Source material:
* * * * *
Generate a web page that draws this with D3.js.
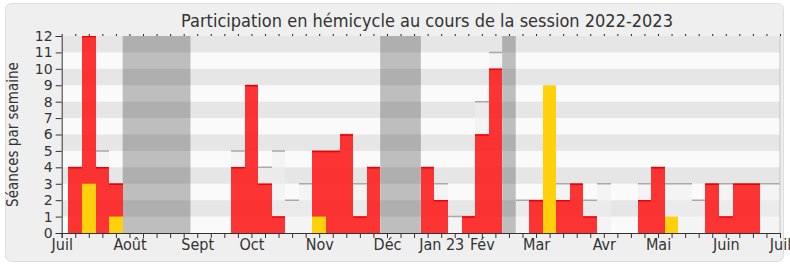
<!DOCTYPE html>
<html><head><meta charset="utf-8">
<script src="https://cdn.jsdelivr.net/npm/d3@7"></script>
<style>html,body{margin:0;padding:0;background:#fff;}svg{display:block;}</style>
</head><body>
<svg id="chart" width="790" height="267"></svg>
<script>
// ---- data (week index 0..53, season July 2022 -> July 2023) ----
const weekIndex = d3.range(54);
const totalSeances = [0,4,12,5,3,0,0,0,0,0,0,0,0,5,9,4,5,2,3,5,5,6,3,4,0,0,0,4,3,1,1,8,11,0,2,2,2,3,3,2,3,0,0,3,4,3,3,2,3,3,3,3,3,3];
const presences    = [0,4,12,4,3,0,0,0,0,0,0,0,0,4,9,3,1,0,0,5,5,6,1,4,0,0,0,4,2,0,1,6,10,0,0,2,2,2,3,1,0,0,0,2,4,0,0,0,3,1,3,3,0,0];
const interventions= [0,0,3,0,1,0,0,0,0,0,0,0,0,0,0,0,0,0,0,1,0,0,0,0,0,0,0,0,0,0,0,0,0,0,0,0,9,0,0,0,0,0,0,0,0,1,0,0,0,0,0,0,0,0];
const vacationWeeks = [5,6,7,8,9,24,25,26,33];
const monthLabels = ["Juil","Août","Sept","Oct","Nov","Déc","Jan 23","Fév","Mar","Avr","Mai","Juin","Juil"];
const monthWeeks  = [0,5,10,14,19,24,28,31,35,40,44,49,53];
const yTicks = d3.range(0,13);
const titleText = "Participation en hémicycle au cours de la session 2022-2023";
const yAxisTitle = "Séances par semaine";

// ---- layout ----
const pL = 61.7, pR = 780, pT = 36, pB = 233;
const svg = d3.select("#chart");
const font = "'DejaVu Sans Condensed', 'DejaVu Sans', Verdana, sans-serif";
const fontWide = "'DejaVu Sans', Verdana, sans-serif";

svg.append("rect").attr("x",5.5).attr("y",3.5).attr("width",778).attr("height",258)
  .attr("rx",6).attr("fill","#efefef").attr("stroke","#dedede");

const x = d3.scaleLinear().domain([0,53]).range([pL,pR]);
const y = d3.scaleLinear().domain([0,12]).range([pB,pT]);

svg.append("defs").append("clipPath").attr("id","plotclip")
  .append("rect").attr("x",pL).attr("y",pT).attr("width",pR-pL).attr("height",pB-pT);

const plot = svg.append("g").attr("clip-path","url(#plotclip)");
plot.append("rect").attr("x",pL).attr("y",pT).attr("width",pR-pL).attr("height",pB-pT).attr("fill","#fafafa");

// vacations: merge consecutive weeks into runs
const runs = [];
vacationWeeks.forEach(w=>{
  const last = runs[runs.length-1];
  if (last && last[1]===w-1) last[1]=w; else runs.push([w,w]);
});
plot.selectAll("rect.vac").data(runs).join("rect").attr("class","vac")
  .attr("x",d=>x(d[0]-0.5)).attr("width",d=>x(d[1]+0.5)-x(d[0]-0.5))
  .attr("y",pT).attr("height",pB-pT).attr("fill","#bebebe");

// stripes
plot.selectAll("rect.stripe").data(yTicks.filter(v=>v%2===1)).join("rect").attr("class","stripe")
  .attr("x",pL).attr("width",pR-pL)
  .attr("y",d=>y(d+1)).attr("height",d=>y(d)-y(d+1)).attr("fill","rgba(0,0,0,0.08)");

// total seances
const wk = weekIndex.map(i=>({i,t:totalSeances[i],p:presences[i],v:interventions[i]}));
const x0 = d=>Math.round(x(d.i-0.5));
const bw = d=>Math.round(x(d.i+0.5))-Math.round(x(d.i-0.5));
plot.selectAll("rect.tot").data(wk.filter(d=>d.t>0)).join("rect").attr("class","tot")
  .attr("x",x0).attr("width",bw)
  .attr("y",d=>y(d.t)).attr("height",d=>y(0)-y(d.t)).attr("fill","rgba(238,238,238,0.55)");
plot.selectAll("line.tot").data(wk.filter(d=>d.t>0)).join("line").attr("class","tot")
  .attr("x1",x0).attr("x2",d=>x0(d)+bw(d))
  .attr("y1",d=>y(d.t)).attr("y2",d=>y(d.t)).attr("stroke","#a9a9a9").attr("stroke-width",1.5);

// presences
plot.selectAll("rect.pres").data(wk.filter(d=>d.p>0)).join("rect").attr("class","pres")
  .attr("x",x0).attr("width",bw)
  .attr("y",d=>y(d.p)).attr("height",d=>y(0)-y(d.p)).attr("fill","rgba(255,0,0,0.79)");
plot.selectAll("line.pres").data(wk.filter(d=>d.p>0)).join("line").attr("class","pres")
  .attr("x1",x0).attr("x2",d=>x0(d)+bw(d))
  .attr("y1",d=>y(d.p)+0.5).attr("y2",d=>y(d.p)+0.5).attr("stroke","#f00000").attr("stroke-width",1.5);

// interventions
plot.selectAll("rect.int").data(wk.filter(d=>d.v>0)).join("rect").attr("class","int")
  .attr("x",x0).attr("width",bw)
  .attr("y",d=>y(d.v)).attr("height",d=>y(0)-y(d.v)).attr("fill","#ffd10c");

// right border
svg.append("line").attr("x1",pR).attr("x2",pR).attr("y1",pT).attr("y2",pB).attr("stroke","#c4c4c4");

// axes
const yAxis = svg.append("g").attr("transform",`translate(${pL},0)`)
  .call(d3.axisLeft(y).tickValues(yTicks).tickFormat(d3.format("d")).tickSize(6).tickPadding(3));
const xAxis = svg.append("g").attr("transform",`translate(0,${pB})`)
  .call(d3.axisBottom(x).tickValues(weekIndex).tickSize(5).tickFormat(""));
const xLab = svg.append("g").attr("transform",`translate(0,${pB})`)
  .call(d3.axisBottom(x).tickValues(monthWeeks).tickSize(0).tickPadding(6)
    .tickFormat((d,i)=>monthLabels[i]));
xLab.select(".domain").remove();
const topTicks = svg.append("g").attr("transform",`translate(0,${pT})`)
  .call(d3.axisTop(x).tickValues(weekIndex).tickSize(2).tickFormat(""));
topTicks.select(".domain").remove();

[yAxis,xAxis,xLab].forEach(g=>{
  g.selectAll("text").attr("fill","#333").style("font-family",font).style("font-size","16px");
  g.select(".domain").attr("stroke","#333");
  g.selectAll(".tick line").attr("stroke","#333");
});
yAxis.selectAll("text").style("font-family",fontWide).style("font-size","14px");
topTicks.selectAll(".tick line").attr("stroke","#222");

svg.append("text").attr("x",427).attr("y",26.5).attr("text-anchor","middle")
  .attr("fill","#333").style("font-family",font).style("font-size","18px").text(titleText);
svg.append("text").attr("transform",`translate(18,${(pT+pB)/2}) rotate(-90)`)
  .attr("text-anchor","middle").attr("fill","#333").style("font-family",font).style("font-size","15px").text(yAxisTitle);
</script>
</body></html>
* * * * *
Goal:
Give an exact copy of the material, leaving out every picture.

Response:
Generate a web page that draws this with D3.js.
<!DOCTYPE html>
<html><head><meta charset="utf-8">
<script src="https://cdn.jsdelivr.net/npm/d3@7"></script>
<style>html,body{margin:0;padding:0;background:#fff;}svg{display:block;}</style>
</head><body>
<svg id="chart" width="790" height="267"></svg>
<script>
// ---- data (week index 0..53, season July 2022 -> July 2023) ----
const weekIndex = d3.range(54);
const totalSeances = [0,4,12,5,3,0,0,0,0,0,0,0,0,5,9,4,5,2,3,5,5,6,3,4,0,0,0,4,3,1,1,8,11,0,2,2,2,3,3,2,3,0,0,3,4,3,3,2,3,3,3,3,3,3];
const presences    = [0,4,12,4,3,0,0,0,0,0,0,0,0,4,9,3,1,0,0,5,5,6,1,4,0,0,0,4,2,0,1,6,10,0,0,2,2,2,3,1,0,0,0,2,4,0,0,0,3,1,3,3,0,0];
const interventions= [0,0,3,0,1,0,0,0,0,0,0,0,0,0,0,0,0,0,0,1,0,0,0,0,0,0,0,0,0,0,0,0,0,0,0,0,9,0,0,0,0,0,0,0,0,1,0,0,0,0,0,0,0,0];
const vacationWeeks = [5,6,7,8,9,24,25,26,33];
const monthLabels = ["Juil","Août","Sept","Oct","Nov","Déc","Jan 23","Fév","Mar","Avr","Mai","Juin","Juil"];
const monthWeeks  = [0,5,10,14,19,24,28,31,35,40,44,49,53];
const yTicks = d3.range(0,13);
const titleText = "Participation en hémicycle au cours de la session 2022-2023";
const yAxisTitle = "Séances par semaine";

// ---- layout ----
const pL = 61.7, pR = 780, pT = 36, pB = 233;
const svg = d3.select("#chart");
const font = "'DejaVu Sans Condensed', 'DejaVu Sans', Verdana, sans-serif";
const fontWide = "'DejaVu Sans', Verdana, sans-serif";

svg.append("rect").attr("x",5.5).attr("y",3.5).attr("width",778).attr("height",258)
  .attr("rx",6).attr("fill","#efefef").attr("stroke","#dedede");

const x = d3.scaleLinear().domain([0,53]).range([pL,pR]);
const y = d3.scaleLinear().domain([0,12]).range([pB,pT]);

svg.append("defs").append("clipPath").attr("id","plotclip")
  .append("rect").attr("x",pL).attr("y",pT).attr("width",pR-pL).attr("height",pB-pT);

const plot = svg.append("g").attr("clip-path","url(#plotclip)");
plot.append("rect").attr("x",pL).attr("y",pT).attr("width",pR-pL).attr("height",pB-pT).attr("fill","#fafafa");

// vacations: merge consecutive weeks into runs
const runs = [];
vacationWeeks.forEach(w=>{
  const last = runs[runs.length-1];
  if (last && last[1]===w-1) last[1]=w; else runs.push([w,w]);
});
plot.selectAll("rect.vac").data(runs).join("rect").attr("class","vac")
  .attr("x",d=>x(d[0]-0.5)).attr("width",d=>x(d[1]+0.5)-x(d[0]-0.5))
  .attr("y",pT).attr("height",pB-pT).attr("fill","#bebebe");

// stripes
plot.selectAll("rect.stripe").data(yTicks.filter(v=>v%2===1)).join("rect").attr("class","stripe")
  .attr("x",pL).attr("width",pR-pL)
  .attr("y",d=>y(d+1)).attr("height",d=>y(d)-y(d+1)).attr("fill","rgba(0,0,0,0.08)");

// total seances
const wk = weekIndex.map(i=>({i,t:totalSeances[i],p:presences[i],v:interventions[i]}));
const x0 = d=>Math.round(x(d.i-0.5));
const bw = d=>Math.round(x(d.i+0.5))-Math.round(x(d.i-0.5));
plot.selectAll("rect.tot").data(wk.filter(d=>d.t>0)).join("rect").attr("class","tot")
  .attr("x",x0).attr("width",bw)
  .attr("y",d=>y(d.t)).attr("height",d=>y(0)-y(d.t)).attr("fill","rgba(238,238,238,0.55)");
plot.selectAll("line.tot").data(wk.filter(d=>d.t>0)).join("line").attr("class","tot")
  .attr("x1",x0).attr("x2",d=>x0(d)+bw(d))
  .attr("y1",d=>y(d.t)).attr("y2",d=>y(d.t)).attr("stroke","#a9a9a9").attr("stroke-width",1.5);

// presences
plot.selectAll("rect.pres").data(wk.filter(d=>d.p>0)).join("rect").attr("class","pres")
  .attr("x",x0).attr("width",bw)
  .attr("y",d=>y(d.p)).attr("height",d=>y(0)-y(d.p)).attr("fill","rgba(255,0,0,0.79)");
plot.selectAll("line.pres").data(wk.filter(d=>d.p>0)).join("line").attr("class","pres")
  .attr("x1",x0).attr("x2",d=>x0(d)+bw(d))
  .attr("y1",d=>y(d.p)+0.5).attr("y2",d=>y(d.p)+0.5).attr("stroke","#f00000").attr("stroke-width",1.5);

// interventions
plot.selectAll("rect.int").data(wk.filter(d=>d.v>0)).join("rect").attr("class","int")
  .attr("x",x0).attr("width",bw)
  .attr("y",d=>y(d.v)).attr("height",d=>y(0)-y(d.v)).attr("fill","#ffd10c");

// right border
svg.append("line").attr("x1",pR).attr("x2",pR).attr("y1",pT).attr("y2",pB).attr("stroke","#c4c4c4");

// axes
const yAxis = svg.append("g").attr("transform",`translate(${pL},0)`)
  .call(d3.axisLeft(y).tickValues(yTicks).tickFormat(d3.format("d")).tickSize(6).tickPadding(3));
const xAxis = svg.append("g").attr("transform",`translate(0,${pB})`)
  .call(d3.axisBottom(x).tickValues(weekIndex).tickSize(5).tickFormat(""));
const xLab = svg.append("g").attr("transform",`translate(0,${pB})`)
  .call(d3.axisBottom(x).tickValues(monthWeeks).tickSize(0).tickPadding(6)
    .tickFormat((d,i)=>monthLabels[i]));
xLab.select(".domain").remove();
const topTicks = svg.append("g").attr("transform",`translate(0,${pT})`)
  .call(d3.axisTop(x).tickValues(weekIndex).tickSize(2).tickFormat(""));
topTicks.select(".domain").remove();

[yAxis,xAxis,xLab].forEach(g=>{
  g.selectAll("text").attr("fill","#333").style("font-family",font).style("font-size","16px");
  g.select(".domain").attr("stroke","#333");
  g.selectAll(".tick line").attr("stroke","#333");
});
yAxis.selectAll("text").style("font-family",fontWide).style("font-size","14px");
topTicks.selectAll(".tick line").attr("stroke","#222");

svg.append("text").attr("x",427).attr("y",26.5).attr("text-anchor","middle")
  .attr("fill","#333").style("font-family",font).style("font-size","18px").text(titleText);
svg.append("text").attr("transform",`translate(18,${(pT+pB)/2}) rotate(-90)`)
  .attr("text-anchor","middle").attr("fill","#333").style("font-family",font).style("font-size","15px").text(yAxisTitle);
</script>
</body></html>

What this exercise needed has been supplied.